TASK DESCRIPTION → Output exactly the lines from the first line of the records below through the line containing "const STRETCH = 1.14;", both included, leaving out any pictures.

EXTRACTED RECORDS →

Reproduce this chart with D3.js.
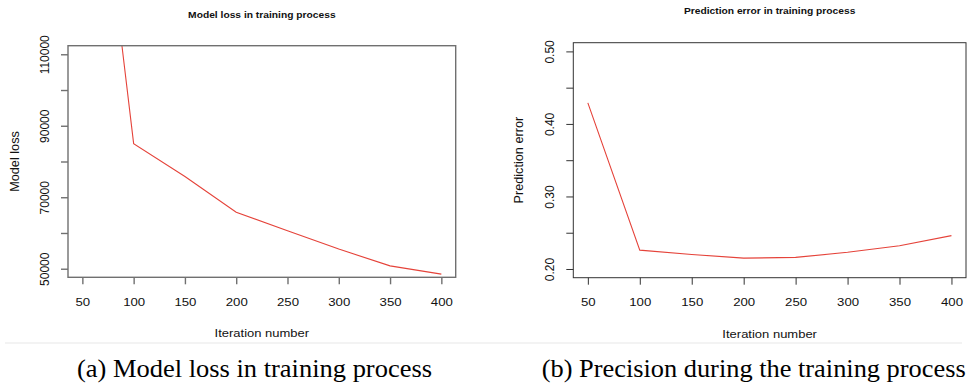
<!DOCTYPE html>
<html>
<head>
<meta charset="utf-8">
<script src="https://cdn.jsdelivr.net/npm/d3@7"></script>
<style>
  html, body { margin: 0; padding: 0; background: #fff; }
  svg { display: block; }
  .sans { font-family: "Liberation Sans", Arial, Helvetica, sans-serif; }
  .serif { font-family: "Liberation Serif", "Times New Roman", Times, serif; }
</style>
</head>
<body>
<svg id="fig" width="967" height="383"></svg>
<script>
// Iterations shared by both panels
const iterations = [50, 100, 150, 200, 250, 300, 350, 400];
const xTicks = [50, 100, 150, 200, 250, 300, 350, 400];

// (a) model loss per iteration
const lossValues = [205000, 85000, 75800, 65800, 60600, 55500, 50800, 48500];
const lossTicks = [50000, 60000, 70000, 80000, 90000, 100000, 110000];
const lossTickLabels = [50000, 70000, 90000, 110000];

// (b) prediction error per iteration
const errorValues = [0.429, 0.226, 0.220, 0.215, 0.216, 0.223, 0.232, 0.246];
const errorTicks = [0.20, 0.25, 0.30, 0.35, 0.40, 0.45, 0.50];
const errorTickLabels = [0.20, 0.30, 0.40, 0.50];

const svg = d3.select("#fig");
const STRETCH = 1.14;   // horizontal stretch of the raster panels

// faint seam below the panels
svg.append("line").attr("x1", 5).attr("x2", 962).attr("y1", 343).attr("y2", 343)
  .attr("stroke", "#f3f3f3").attr("stroke-width", 2);

function panel(cfg) {
  const x = d3.scaleLinear().domain([36, 414]).range([cfg.left, cfg.right]);
  const pad = (cfg.ylim[1] - cfg.ylim[0]) * 0.04;
  const y = d3.scaleLinear().domain([cfg.ylim[0] - pad, cfg.ylim[1] + pad])
    .range([cfg.bottom, cfg.top]);
  const g = svg.append("g").attr("class", "sans");

  // title
  g.append("text")
    .attr("transform", `translate(${(cfg.left + cfg.right) / 2},${cfg.titleY}) scale(${STRETCH},1)`)
    .attr("text-anchor", "middle")
    .attr("font-weight", "bold").attr("font-size", 9).attr("fill", "#111")
    .text(cfg.title);

  // clipped data line
  const clipId = "clip-" + cfg.id;
  svg.append("clipPath").attr("id", clipId).append("rect")
    .attr("x", cfg.left).attr("y", cfg.top)
    .attr("width", cfg.right - cfg.left).attr("height", cfg.bottom - cfg.top);
  const line = d3.line().x((d, i) => x(iterations[i])).y(d => y(d));
  g.append("path").datum(cfg.values)
    .attr("clip-path", `url(#${clipId})`)
    .attr("d", line).attr("fill", "none")
    .attr("stroke", "#e5433a").attr("stroke-width", 1.1);

  // x axis
  const xa = g.append("g").attr("transform", `translate(0,${cfg.bottom})`)
    .call(d3.axisBottom(x).tickValues(xTicks).tickSize(7).tickSizeOuter(0).tickFormat(d3.format("d")));
  xa.attr("font-family", null);
  xa.select(".domain").remove();
  xa.selectAll("line").attr("stroke", cfg.axisColor).attr("stroke-width", cfg.axisWidth);
  xa.selectAll("text").attr("y", 28.5).attr("dy", 0)
    .attr("transform", `scale(${STRETCH},1)`)
    .attr("font-size", 11.6).attr("fill", "#111");

  // y axis with labels parallel to the axis
  const ya = g.append("g").attr("transform", `translate(${cfg.left},0)`)
    .call(d3.axisLeft(y).tickValues(cfg.yTicks).tickSize(7).tickSizeOuter(0)
      .tickFormat(d => cfg.yLabels.some(v => Math.abs(v - d) < 1e-9) ? cfg.fmt(d) : ""));
  ya.attr("font-family", null);
  ya.select(".domain").remove();
  ya.selectAll("line").attr("stroke", cfg.axisColor).attr("stroke-width", cfg.axisWidth);
  ya.selectAll("text").attr("x", 0).attr("y", 0).attr("dy", 0)
    .attr("text-anchor", "middle")
    .attr("transform", `translate(${-cfg.yLabelOff},0) rotate(-90)`)
    .attr("font-size", 12).attr("fill", "#111");

  // plot frame
  g.append("rect").attr("x", cfg.left).attr("y", cfg.top)
    .attr("width", cfg.right - cfg.left).attr("height", cfg.bottom - cfg.top)
    .attr("fill", "none").attr("stroke", cfg.axisColor).attr("stroke-width", cfg.axisWidth);

  // axis titles
  g.append("text")
    .attr("transform", `translate(${(cfg.left + cfg.right) / 2},${cfg.xTitleY}) scale(${STRETCH},1)`)
    .attr("text-anchor", "middle")
    .attr("font-size", 11.4).attr("fill", "#111").text("Iteration number");
  g.append("text")
    .attr("transform", `translate(${cfg.yTitleX},${(cfg.top + cfg.bottom) / 2}) rotate(-90)`)
    .attr("text-anchor", "middle")
    .attr("font-size", 12.7).attr("fill", "#111").text(cfg.yTitle);

  // caption
  svg.append("text").attr("class", "serif")
    .attr("x", cfg.capX).attr("y", 376.7)
    .attr("text-anchor", "middle")
    .attr("font-size", 25).attr("fill", "#000")
    .attr("textLength", cfg.capW).attr("lengthAdjust", "spacingAndGlyphs")
    .text(cfg.caption);
}

panel({
  id: "loss", left: 68, right: 455.7, top: 45.7, bottom: 277.3,
  ylim: [50000, 110000], values: lossValues,
  yTicks: lossTicks, yLabels: lossTickLabels, fmt: d3.format("d"),
  title: "Model loss in training process", titleY: 17.5,
  yTitle: "Model loss", yTitleX: 18.6, yLabelOff: 19.4,
  xTitleY: 336.5, axisColor: "#707070", axisWidth: 1.4,
  caption: "(a) Model loss in training process", capX: 254.5, capW: 355
});

panel({
  id: "err", left: 573.3, right: 966, top: 42.7, bottom: 277.7,
  ylim: [0.2, 0.5], values: errorValues,
  yTicks: errorTicks, yLabels: errorTickLabels, fmt: d3.format(".2f"),
  title: "Prediction error in training process", titleY: 14,
  yTitle: "Prediction error", yTitleX: 522.9, yLabelOff: 19,
  xTitleY: 337.5, axisColor: "#333", axisWidth: 1,
  caption: "(b) Precision during the training process", capX: 753.7, capW: 424
});
</script>
</body>
</html>
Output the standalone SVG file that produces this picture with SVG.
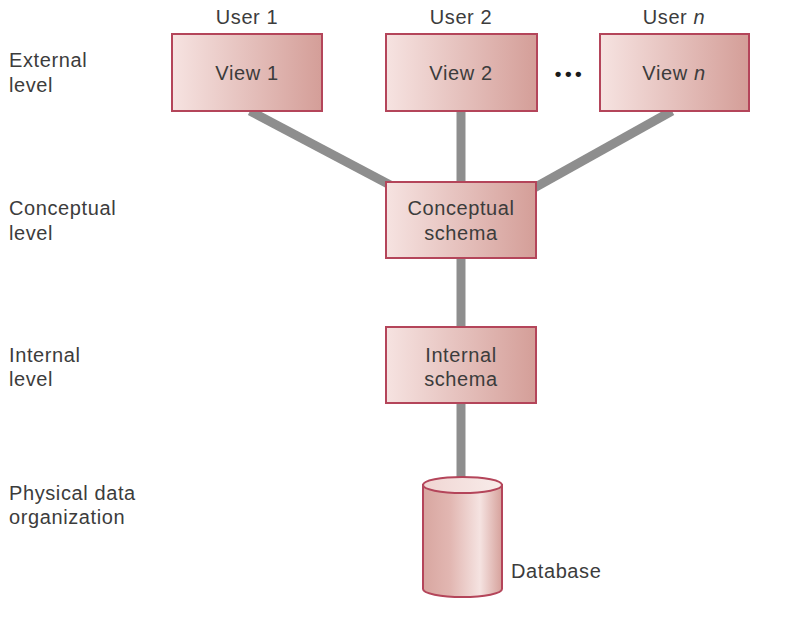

EXPECTED OUTPUT →
Reproduce this chart with D3.js.
<!DOCTYPE html>
<html>
<head>
<meta charset="utf-8">
<script src="https://cdn.jsdelivr.net/npm/d3@7"></script>
<style>
  html, body { margin: 0; padding: 0; background: #fff; }
  svg { display: block; }
  .sans { font-family: "Liberation Sans", Arial, Helvetica, sans-serif; }
  .serif { font-family: "Liberation Serif", "Times New Roman", Times, serif; }
</style>
</head>
<body>
<svg id="fig" width="967" height="383"></svg>
<script>
// Iterations shared by both panels
const iterations = [50, 100, 150, 200, 250, 300, 350, 400];
const xTicks = [50, 100, 150, 200, 250, 300, 350, 400];

// (a) model loss per iteration
const lossValues = [205000, 85000, 75800, 65800, 60600, 55500, 50800, 48500];
const lossTicks = [50000, 60000, 70000, 80000, 90000, 100000, 110000];
const lossTickLabels = [50000, 70000, 90000, 110000];

// (b) prediction error per iteration
const errorValues = [0.429, 0.226, 0.220, 0.215, 0.216, 0.223, 0.232, 0.246];
const errorTicks = [0.20, 0.25, 0.30, 0.35, 0.40, 0.45, 0.50];
const errorTickLabels = [0.20, 0.30, 0.40, 0.50];

const svg = d3.select("#fig");
const STRETCH = 1.14;   // horizontal stretch of the raster panels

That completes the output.